Rememoro, pocos años después, mi juramento a la bandera en el servicio militar, acto cuya voluntariedad "se me suponía" (como al valor), o la jura de bandera de mi hermano Javi donde le sorprendí con unas fotos la mar de irrespetuosas con el evento...
Y recuerdo, mucho antes mi cuerpo preadolescente semisdesnudo envuelto en la bandera de España, como ensayo de una obra de teatro que nunca se llegó a representar, en un probable capricho voyeurista de aquel hermano marista que era nuestro "formador".

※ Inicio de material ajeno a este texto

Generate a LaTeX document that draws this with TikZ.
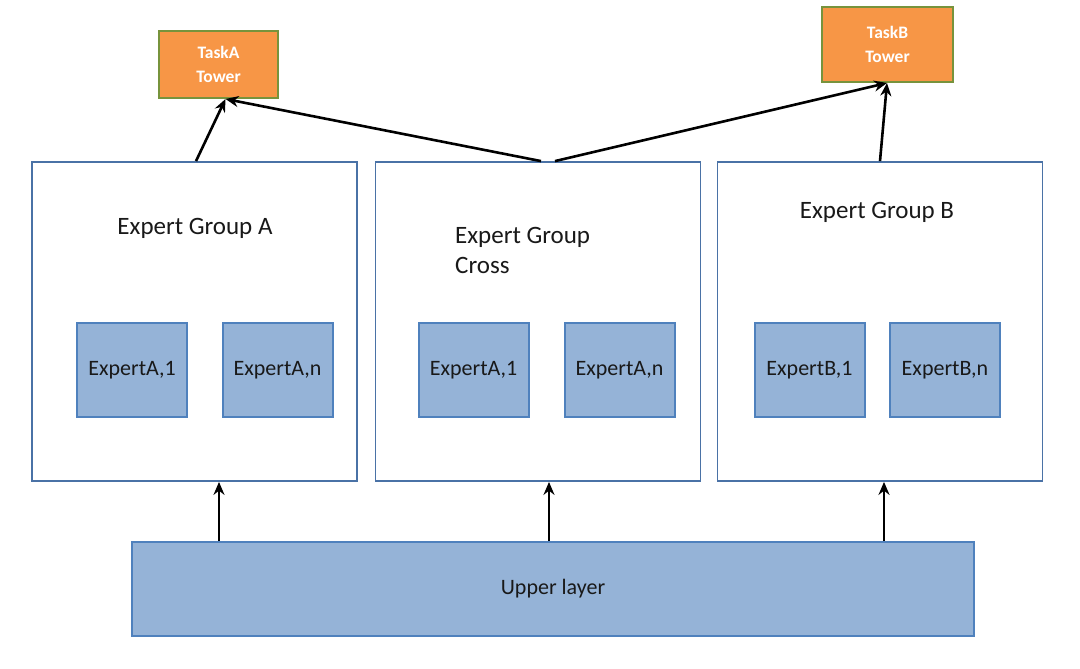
\documentclass[tikz,border=0pt]{standalone}
\usepackage{fontspec}
\setmainfont{Carlito}
\usetikzlibrary{arrows.meta}
\definecolor{grpborder}{HTML}{4A72A6}
\definecolor{expfill}{HTML}{95B3D7}
\definecolor{expborder}{HTML}{4F81BD}
\definecolor{orangefill}{HTML}{F79646}
\definecolor{greenborder}{HTML}{77933C}
\tikzset{
  group/.style={draw=grpborder, line width=1.8pt, fill=white, minimum width=325pt, minimum height=319pt, inner sep=0pt},
  expert/.style={draw=expborder, line width=2pt, fill=expfill, minimum width=110pt, minimum height=94pt, inner sep=0pt, font=\fontsize{22}{26}\selectfont, text=black!90},
  tower/.style={draw=greenborder, line width=2pt, fill=orangefill, inner sep=0pt, text=white, font=\bfseries\fontsize{17.5}{24}\selectfont, align=center},
  upper/.style={draw=expborder, line width=2pt, fill=expfill, minimum width=842pt, minimum height=94pt, inner sep=0pt, font=\fontsize{22}{26}\selectfont, text=black!90},
  glabel/.style={font=\fontsize{25}{30}\selectfont, text=black!90, inner sep=0pt},
  arr/.style={-{Stealth[length=13pt,width=11pt]}, line width=2.6pt, black}
}
\begin{document}
\begin{tikzpicture}[x=1pt,y=-1pt]
\useasboundingbox (0,0) rectangle (1080,669);
% groups
\node[group] (gA) at (194.5,321.5) {};
\node[group] (gC) at (538,321.5) {};
\node[group] (gB) at (880,321.5) {};
% group labels
\node[glabel] (lA) at (195,228) {Expert Group A};
\node[glabel, anchor=west, align=left] (lC) at (455,250) {Expert Group\\Cross};
\node[glabel] (lB) at (877,212) {Expert Group B};
% experts
\node[expert] (a1) at (132,370) {ExpertA,1};
\node[expert] (an) at (277.5,370) {ExpertA,n};
\node[expert] (c1) at (473.5,370) {ExpertA,1};
\node[expert] (cn) at (619.5,370) {ExpertA,n};
\node[expert] (b1) at (809.5,370) {ExpertB,1};
\node[expert] (bn) at (945,370) {ExpertB,n};
% towers
\node[tower, minimum width=119pt, minimum height=67pt] (tA) at (218.5,64.5) {TaskA\\Tower};
\node[tower, minimum width=131pt, minimum height=75pt] (tB) at (887.5,44.5) {TaskB\\Tower};
% upper layer
\node[upper] (up) at (553,589) {Upper layer};
% arrows from upper layer
\draw[arr] ([xshift=-334pt]up.north) -- ([xshift=-334pt]up.north |- gA.south);
\draw[arr] ([xshift=-4pt]up.north) -- ([xshift=-4pt]up.north |- gC.south);
\draw[arr] ([xshift=331pt]up.north) -- ([xshift=331pt]up.north |- gB.south);
% arrows to towers
\draw[arr] ([xshift=1.5pt]gA.north) -- ([xshift=7pt]tA.south);
\draw[arr] ([xshift=3pt]gC.north) -- ([xshift=7pt]tA.south);
\draw[arr] ([xshift=17pt]gC.north) -- ([xshift=-0.5pt]tB.south);
\draw[arr] (gB.north) -- ([xshift=-0.5pt]tB.south);
\end{tikzpicture}
\end{document}
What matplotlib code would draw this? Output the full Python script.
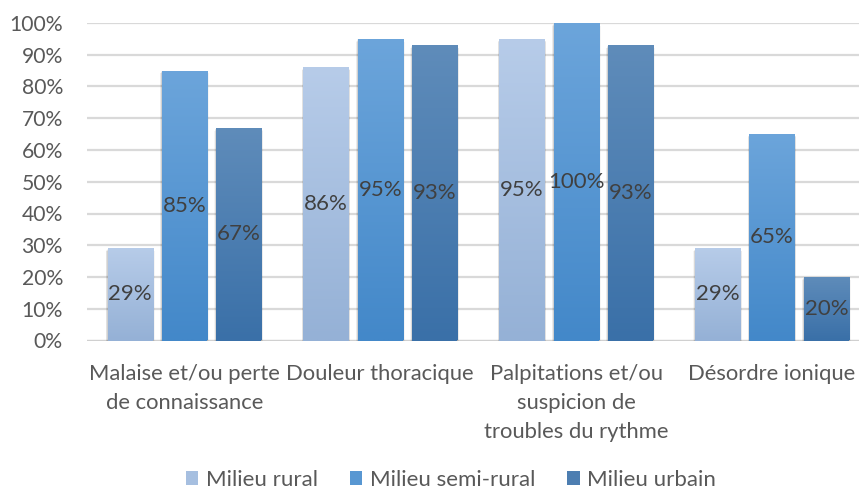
import numpy as np
import matplotlib
matplotlib.use("Agg")
import matplotlib.pyplot as plt
from matplotlib.colors import LinearSegmentedColormap, to_rgb
from matplotlib.patches import Rectangle

plt.rcParams['font.family'] = ['Lato', 'DejaVu Sans']

categories = ["Malaise et/ou perte\nde connaissance", "Douleur thoracique",
              "Palpitations et/ou\nsuspicion de\ntroubles du rythme", "Désordre ionique"]
series_names = ["Milieu rural", "Milieu semi-rural", "Milieu urbain"]
rural = [29, 86, 95, 29]
semi_rural = [85, 95, 100, 65]
urbain = [67, 93, 93, 20]
values = [rural, semi_rural, urbain]
y_ticks = [0, 10, 20, 30, 40, 50, 60, 70, 80, 90, 100]

# gradient colours (top, bottom)
grads = [("#B7CCE9", "#95B1D6"), ("#6CA5DB", "#4388C9"), ("#5F8CBA", "#3A70A8")]

W, H = 859, 492
fig = plt.figure(figsize=(W / 100, H / 100), dpi=100)
left_px, right_px, top_px, bot_px = 86.5, 870, 23, 340.5
ax = fig.add_axes([left_px / W, 1 - bot_px / H, (right_px - left_px) / W, (bot_px - top_px) / H])
ax.set_xlim(-0.5, 3.5)
ax.set_ylim(0, 100)

for s in ax.spines.values():
    s.set_visible(False)
ax.set_yticks(y_ticks)
ax.set_yticklabels([f"{t}%" for t in y_ticks])
ax.yaxis.grid(True, color="#D9D9D9", linewidth=1.6)
ax.set_axisbelow(True)
ax.tick_params(axis='y', length=0, pad=17, labelsize=15.2, labelcolor="#595959")
x = np.arange(len(categories))
ax.set_xticks(x)
ax.set_xticklabels(categories, linespacing=1.55)
ax.tick_params(axis='x', length=0, pad=17, labelsize=15.8, labelcolor="#595959")
ax.axhline(0, color="#D0D0D0", linewidth=1.6, zorder=1)

bw = 0.231
step = 0.277
handles = []
for i, (vals, name, (ctop, cbot)) in enumerate(zip(values, series_names, grads)):
    pos = x + (i - 1) * step
    cmap = LinearSegmentedColormap.from_list(f"g{i}", [cbot, ctop])
    bars = ax.bar(pos, vals, width=bw, color=cbot, zorder=3, label=name)
    handles.append(Rectangle((0, 0), 1, 1,
                             facecolor=(np.array(to_rgb(ctop)) + np.array(to_rgb(cbot))) / 2))
    for b, v in zip(bars, vals):
        x0, w0, h0 = b.get_x(), b.get_width(), b.get_height()
        # soft shadow
        for k in range(1, 6):
            dx = 0.0009 * k * 2
            dy = 0.45 * k
            ax.add_patch(Rectangle((x0 - dx, -dy), w0 + 2 * dx, h0 + dy * 0.6,
                                   facecolor="#000000", alpha=0.04, linewidth=0, zorder=2))
        grad = np.linspace(0, 1, 256).reshape(-1, 1)
        im = ax.imshow(grad, extent=[x0, x0 + w0, 0, h0], origin='lower', aspect='auto',
                       cmap=cmap, zorder=3.5, interpolation='bilinear')
        im.set_clip_path(b)
        ax.text(x0 + w0 / 2, h0 / 2, f"{v}%", ha='center', va='center', fontsize=16,
                color="#404040", zorder=5)
ax.set_xlim(-0.5, 3.5)
ax.set_ylim(0, 100)

fig.legend(handles, series_names, loc='center', bbox_to_anchor=(451 / W, 1 - 480 / H),
           ncol=3, frameon=False, fontsize=16, labelcolor="#595959",
           handlelength=0.55, handleheight=0.55, handletextpad=0.35, columnspacing=1.45,
           borderaxespad=0, borderpad=0)

fig.savefig("out.png", dpi=100)
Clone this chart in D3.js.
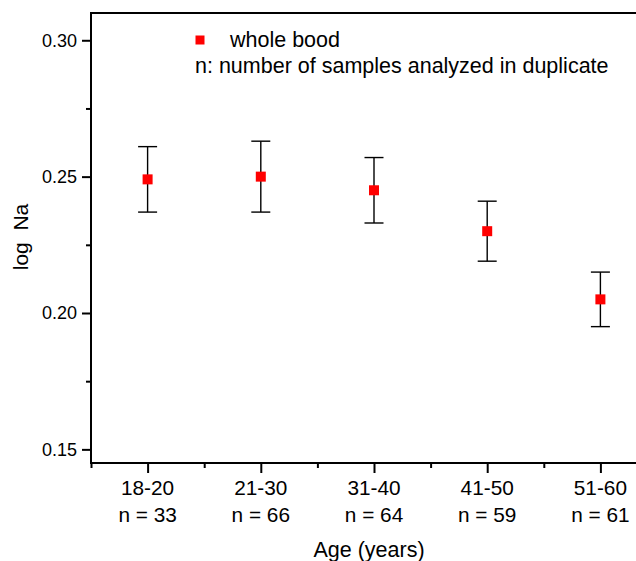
<!DOCTYPE html>
<html>
<head>
<meta charset="utf-8">
<script src="https://cdn.jsdelivr.net/npm/d3@7"></script>
<style>
  body { margin: 0; background: #fff; }
  svg { display: block; font-family: Arial, "Liberation Sans", Helvetica, sans-serif; }
</style>
</head>
<body>
<svg id="chart" width="636" height="561"></svg>
<script>
// ---- data ----
const categories = ["18-20", "21-30", "31-40", "41-50", "51-60"];
const sampleCounts = ["n = 33", "n = 66", "n = 64", "n = 59", "n = 61"];
const means = [0.249, 0.250, 0.245, 0.230, 0.205];
const upper = [0.261, 0.263, 0.257, 0.241, 0.215];
const lower = [0.237, 0.237, 0.233, 0.219, 0.195];
const yTicks = [0.15, 0.20, 0.25, 0.30];
const yMinorTicks = [0.175, 0.225, 0.275];
const legendLabel = "whole bood";
const noteLabel = "n: number of samples analyzed in duplicate";
const xTitle = "Age (years)";
const yTitle = "log  Na";

// ---- layout ----
const svg = d3.select("#chart");
const mLeft = 91, mTop = 13, mBottom = 463, step = 113.2;
const x = d3.scaleLinear().domain([0, categories.length]).range([mLeft, mLeft + step * categories.length]);
const y = d3.scaleLinear().domain([0.145, 0.31]).range([mBottom, mTop]);

// frame: top line
svg.append("line").attr("x1", mLeft).attr("x2", 640).attr("y1", mTop).attr("y2", mTop)
  .attr("stroke", "#000").attr("stroke-width", 2);

// y axis
const yAxis = svg.append("g").attr("transform", `translate(${mLeft},0)`)
  .call(d3.axisLeft(y).tickValues(yTicks).tickFormat(d3.format(".2f")).tickSize(9).tickPadding(5).tickSizeOuter(0));
yAxis.select(".domain").remove();
yAxis.selectAll(".tick line").attr("stroke-width", 2);
yAxis.selectAll(".tick text").attr("font-size", 18).attr("font-family", "Arial, 'Liberation Sans', sans-serif").attr("fill", "#000");
svg.append("g").attr("transform", `translate(${mLeft},0)`)
  .call(d3.axisLeft(y).tickValues(yMinorTicks).tickFormat("").tickSize(5).tickSizeOuter(0))
  .call(g => g.select(".domain").remove())
  .selectAll(".tick line").attr("stroke-width", 2);
svg.append("line").attr("x1", mLeft).attr("x2", mLeft).attr("y1", mTop - 1).attr("y2", mBottom + 1)
  .attr("stroke", "#000").attr("stroke-width", 2);

// x axis
const majors = categories.map((c, i) => i + 0.5);
const minors = d3.range(0, categories.length + 1);
const xAxis = svg.append("g").attr("transform", `translate(0,${mBottom})`)
  .call(d3.axisBottom(x).tickValues(majors).tickFormat("").tickSize(10).tickSizeOuter(0));
xAxis.select(".domain").remove();
xAxis.selectAll(".tick line").attr("stroke-width", 2);
svg.append("g").attr("transform", `translate(0,${mBottom})`)
  .call(d3.axisBottom(x).tickValues(minors).tickFormat("").tickSize(5).tickSizeOuter(0))
  .call(g => g.select(".domain").remove())
  .selectAll(".tick line").attr("stroke-width", 2);
svg.append("line").attr("x1", mLeft - 1).attr("x2", 640).attr("y1", mBottom).attr("y2", mBottom)
  .attr("stroke", "#000").attr("stroke-width", 2);

// x labels (two lines)
const xl = svg.append("g").attr("font-size", 20.8).attr("fill", "#000").attr("text-anchor", "middle");
categories.forEach((c, i) => {
  xl.append("text").attr("x", x(i + 0.5)).attr("y", mBottom + 32).text(c);
  xl.append("text").attr("x", x(i + 0.5)).attr("y", mBottom + 59).text(sampleCounts[i]);
});

// axis titles
svg.append("text").attr("x", 369).attr("y", 557).attr("text-anchor", "middle")
  .attr("font-size", 21.5).attr("fill", "#000").text(xTitle);
svg.append("text").attr("transform", "translate(28,237) rotate(-90)").attr("text-anchor", "middle")
  .attr("font-size", 21).attr("fill", "#000").style("white-space", "pre").text(yTitle);

// error bars
const eb = svg.append("g").attr("stroke", "#000").attr("stroke-width", 1.4);
categories.forEach((c, i) => {
  const cx = x(i + 0.5);
  eb.append("line").attr("x1", cx).attr("x2", cx).attr("y1", y(upper[i])).attr("y2", y(lower[i]));
  eb.append("line").attr("x1", cx - 9.5).attr("x2", cx + 9.5).attr("y1", y(upper[i])).attr("y2", y(upper[i]));
  eb.append("line").attr("x1", cx - 9.5).attr("x2", cx + 9.5).attr("y1", y(lower[i])).attr("y2", y(lower[i]));
});

// markers
svg.append("g").selectAll("rect").data(means).join("rect")
  .attr("x", (d, i) => x(i + 0.5) - 5).attr("y", d => y(d) - 5)
  .attr("width", 10).attr("height", 10).attr("fill", "#ff0000");

// legend
svg.append("rect").attr("x", 195.5).attr("y", 35.5).attr("width", 9).attr("height", 9).attr("fill", "#ff0000");
svg.append("text").attr("x", 230).attr("y", 47).attr("font-size", 21.5).attr("fill", "#000").text(legendLabel);
svg.append("text").attr("x", 195).attr("y", 73).attr("font-size", 21.5).attr("fill", "#000").text(noteLabel);
</script>
</body>
</html>
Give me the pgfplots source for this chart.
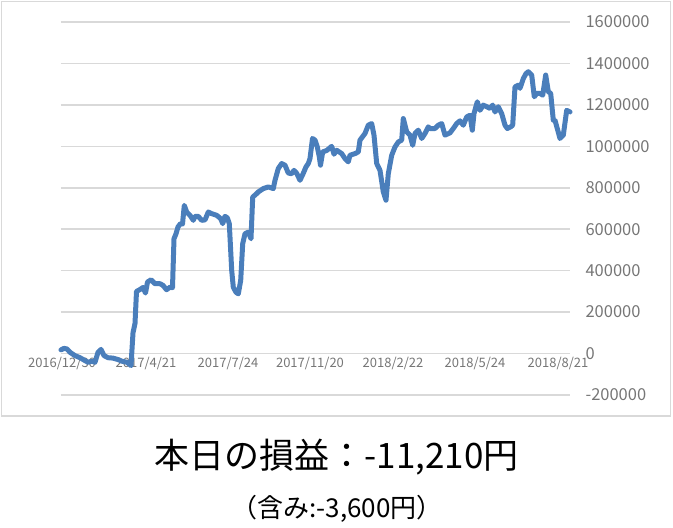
\documentclass[border=0pt]{standalone}
\usepackage{pgfplots}
\pgfplotsset{compat=1.18}
\usepackage{fontspec}
\setmainfont{Noto Sans CJK JP}
\definecolor{linecol}{RGB}{74,126,187}
\definecolor{gridcol}{RGB}{217,217,217}
\definecolor{tickcol}{RGB}{118,118,118}
\definecolor{framecol}{RGB}{217,217,217}
\begin{document}
\begin{tikzpicture}[x=1pt,y=1pt]
\path[use as bounding box] (0,0) rectangle (673,528);
\draw[framecol, line width=1.2pt] (1.5,112) rectangle (670.5,526.5);
\begin{axis}[
  at={(61pt,133pt)}, anchor=south west,
  scale only axis, width=509pt, height=373pt,
  xmin=61, xmax=570, ymin=-200000, ymax=1600000,
  axis x line*=middle, axis y line*=right,
  axis line style={draw=none},
  major tick length=0pt,
  scaled y ticks=false, scaled x ticks=false,
  /pgf/number format/assume math mode=true,
  xtick={62,146,228,310,393,475,558},
  xticklabels={\mbox{\sffamily\rmfamily 2016/12/30},\mbox{2017/4/21},\mbox{2017/7/24},\mbox{2017/11/20},\mbox{2018/2/22},\mbox{2018/5/24},\mbox{2018/8/21}},
  xticklabel style={font=\fontsize{13}{15}\selectfont, text=tickcol, anchor=north, yshift=0pt},
  ytick={-200000,0,200000,400000,600000,800000,1000000,1200000,1400000,1600000},
  yticklabels={\mbox{-200000},\mbox{0},\mbox{200000},\mbox{400000},\mbox{600000},\mbox{800000},\mbox{1000000},\mbox{1200000},\mbox{1400000},\mbox{1600000}},
  yticklabel style={font=\fontsize{16.5}{18}\selectfont, text=tickcol, anchor=west, xshift=12pt},
  ymajorgrids, grid style={gridcol, line width=1.5pt},
  clip=false,
]
\addplot[linecol, line width=5pt, line join=round, line cap=round] coordinates {
(61,18000) (64,25000) (67,22000) (70,6000) (75,-10000) (80,-20000) (85,-34000) (88,-42000)
(92,-37000) (95,-42000) (98,6000) (101,20000) (104,-10000) (108,-20000) (113,-22000)
(118,-29000) (122,-37000) (127,-42000) (131,-58000) (133,100000) (135,145000) (136.5,300000)
(140,309000) (143,319000) (145.5,292000) (147.5,345000) (151,356000) (155,337000) (160,337000)
(163,329000) (166.5,308000) (170,320000) (172.5,318000) (174,554000) (176,578000) (178,611000)
(180.5,627000) (182.5,625000) (184.3,715000) (186.7,683000) (190,667000) (193.3,643000)
(195,662000) (198.3,662000) (201.7,643000) (205,645000) (208.3,683000) (211.7,675000)
(216.7,667000) (220.7,651000) (222.7,627000) (225,662000) (227.3,655000) (229.3,627000)
(231.7,401000) (233.3,320000) (236,296000) (238.3,288000) (240.7,353000) (242.7,530000)
(245,578000) (248.3,586000) (251,554000) (252.7,755000) (256.7,772000) (258.3,780000)
(263.3,796000) (268.3,804000) (273.3,796000) (275,836000) (278.3,893000) (281.7,917000)
(285,909000) (288.3,871000) (291.7,868000) (294,884000) (296.7,870000) (300,836000)
(303.3,870000) (306,901000) (308.3,917000) (310,941000) (312.5,1038000) (315,1030000)
(317.3,997000) (319.3,950000) (320.5,909000) (322.7,973000) (326.7,980000) (331.7,1000000)
(334,962000) (336.7,981000) (341.7,965000) (345,941000) (348.3,925000) (350,957000)
(355,965000) (358.3,973000) (360,1030000) (365,1062000) (368.3,1102000) (371.7,1110000)
(374,1054000) (376.7,917000) (380,884000) (383.3,780000) (386,740000) (388.3,868000)
(391.7,957000) (395,997000) (398.3,1021000) (401.7,1030000) (403.3,1134000) (406.7,1070000)
(410,1054000) (412.7,1005000) (415,1062000) (418.3,1078000) (421.7,1038000) (425,1062000)
(428.3,1094000) (430,1086000) (435,1086000) (438.3,1102000) (441.7,1110000) (445,1054000)
(450,1065000) (453.3,1086000) (456.7,1110000) (460,1123000) (463.3,1102000) (466.7,1142000)
(470,1150000) (472.3,1078000) (474,1158000) (477.3,1215000) (480,1174000) (483.3,1199000)
(486.7,1191000) (490,1183000) (492.7,1199000) (495,1166000) (498.3,1191000) (501.7,1158000)
(505,1102000) (507.3,1086000) (510.7,1094000) (512.7,1102000) (515,1287000) (518.3,1295000)
(520,1280000) (523.3,1327000) (526,1351000) (528.3,1360000) (531.7,1344000) (534.3,1239000)
(536.7,1255000) (540,1255000) (542.7,1247000) (545.7,1344000) (548.3,1264000) (550.7,1255000)
(553.3,1126000) (555,1126000) (560,1038000) (563.3,1054000) (566.7,1174000) (570,1166000)
};
\end{axis}
\node[font=\fontsize{35}{38}\selectfont] at (336.5,71) {本日の損益：-11,210円};
\node[font=\fontsize{26}{28}\selectfont] at (337,19) {（含み:-3,600円）};
\end{tikzpicture}
\end{document}
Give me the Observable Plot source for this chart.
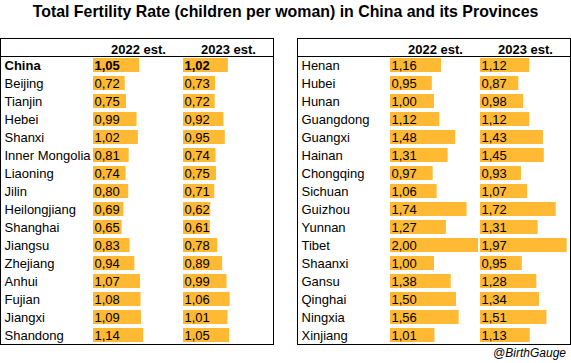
<!DOCTYPE html>
<html>
<head>
<meta charset="utf-8">
<script src="https://cdn.jsdelivr.net/npm/d3@7"></script>
<script src="https://cdn.jsdelivr.net/npm/@observablehq/plot@0.6"></script>
<style>
  html, body { margin: 0; padding: 0; background: #fff; }
  body { width: 571px; height: 363px; position: relative; overflow: hidden; font-family: "Liberation Sans", Arial, sans-serif; }
  #title { position: absolute; left: 0; top: 3px; width: 571px; text-align: center; font-weight: bold; font-size: 15.9px; line-height: 18px; color: #000; }
  .panel { position: absolute; top: 38px; width: 274px; height: 307px; box-sizing: border-box; border: 1px solid #000; }
  .sep { position: absolute; left: 0; top: 17px; width: 100%; height: 1px; background: #000; }
  .panel svg { position: absolute; left: 0; top: 0; }
  #credit { position: absolute; right: 5px; top: 346px; font-style: italic; font-size: 12px; line-height: 14px; color: #000; }
</style>
</head>
<body>
<div id="title">Total Fertility Rate (children per woman) in China and its Provinces</div>
<div class="panel" id="left" style="left:0px"><div class="sep"></div></div>
<div class="panel" id="right" style="left:297px"><div class="sep"></div></div>
<div id="credit">@BirthGauge</div>
<script>
const years = ["2022 est.", "2023 est."];

const leftRegions = ["China", "Beijing", "Tianjin", "Hebei", "Shanxi", "Inner Mongolia", "Liaoning", "Jilin",
  "Heilongjiang", "Shanghai", "Jiangsu", "Zhejiang", "Anhui", "Fujian", "Jiangxi", "Shandong"];
const left2022 = [1.05, 0.72, 0.75, 0.99, 1.02, 0.81, 0.74, 0.80, 0.69, 0.65, 0.83, 0.94, 1.07, 1.08, 1.09, 1.14];
const left2023 = [1.02, 0.73, 0.72, 0.92, 0.95, 0.74, 0.75, 0.71, 0.62, 0.61, 0.78, 0.89, 0.99, 1.06, 1.01, 1.05];

const rightRegions = ["Henan", "Hubei", "Hunan", "Guangdong", "Guangxi", "Hainan", "Chongqing", "Sichuan",
  "Guizhou", "Yunnan", "Tibet", "Shaanxi", "Gansu", "Qinghai", "Ningxia", "Xinjiang"];
const right2022 = [1.16, 0.95, 1.00, 1.12, 1.48, 1.31, 0.97, 1.06, 1.74, 1.27, 2.00, 1.00, 1.38, 1.50, 1.56, 1.01];
const right2023 = [1.12, 0.87, 0.98, 1.12, 1.43, 1.45, 0.93, 1.07, 1.72, 1.31, 1.97, 0.95, 1.28, 1.34, 1.51, 1.13];

const barColor = "#ffb933";
const fmt = v => v.toFixed(2).replace(".", ",");

function makePanel(regions, v22, v23) {
  const data = [];
  regions.forEach((r, i) => {
    data.push({region: r, year: years[0], value: v22[i]});
    data.push({region: r, year: years[1], value: v23[i]});
  });
  const boldName = "China";
  const chart = Plot.plot({
    width: 272,
    height: 305,
    marginLeft: 92,
    marginRight: 0,
    marginTop: 17,
    marginBottom: 0,
    facetMarginTop: 0,
    style: {fontFamily: "'Liberation Sans', Arial, sans-serif", fontSize: "13px", background: "transparent", overflow: "visible", color: "#000"},
    x: {domain: [0, 90 / 44], axis: null},
    y: {domain: regions, range: [17, 305], paddingInner: 0.22, paddingOuter: 0.11, label: null},
    fx: {domain: years, padding: 0, label: null},
    marks: [
      Plot.barX(data, {x: "value", y: "region", fx: "year", fill: barColor}),
      Plot.text(data.filter(d => d.region !== boldName), {x: 0, y: "region", fx: "year", text: d => fmt(d.value), textAnchor: "start", dx: 1, fill: "#000"}),
      Plot.text(data.filter(d => d.region === boldName), {x: 0, y: "region", fx: "year", text: d => fmt(d.value), textAnchor: "start", dx: 1, fill: "#000", fontWeight: "bold"}),
      Plot.axisY({tickSize: 0, tickPadding: 0, textAnchor: "start", dx: -89, label: null, fill: "#000"}),
      Plot.axisFx({anchor: "top", tickSize: 0, tickPadding: 3, label: null, fontWeight: "bold", fill: "#000"})
    ]
  });
  d3.select(chart).selectAll("text").filter(function() { return this.textContent === boldName; }).attr("font-weight", "bold");
  return chart;
}

document.getElementById("left").appendChild(makePanel(leftRegions, left2022, left2023));
document.getElementById("right").appendChild(makePanel(rightRegions, right2022, right2023));
</script>
</body>
</html>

Y llega el día en que contemplo esteladas por miles, rojigualdas por doquier, fotos parcheadas con infinitos gomets a franjas rojas y amarillas... Me cercan, me rodean, me envuelven, me atosigan, me roban el aire: no me dejan respirar. En su nombre se miente, se insulta y se violenta. Las usamos como salvoconducto en las calles, como marca de sangre sobre puertas y ventanas ante la llegada de la décima plaga, como capa que protege nuestras espaldas, como imaginario escudo frente a los golpes... Como un mantra se apoderan de mí los viejos versos: "El alma se nos llena de banderas" (Víctor Jara), pero yo lo reelaboro en mi interior: "Las banderas nos llenan el alma" ¡Y ya no nos cabe nada más!
Telas trágicas, trapos sagrados, efímeros ropajes de identidad; ahora la única bandera ondeando al viento que contemplo con simpatía es la de nuestra biblioteca escolar, emblema del paradisíaco país (esta vez sí) de la lectura.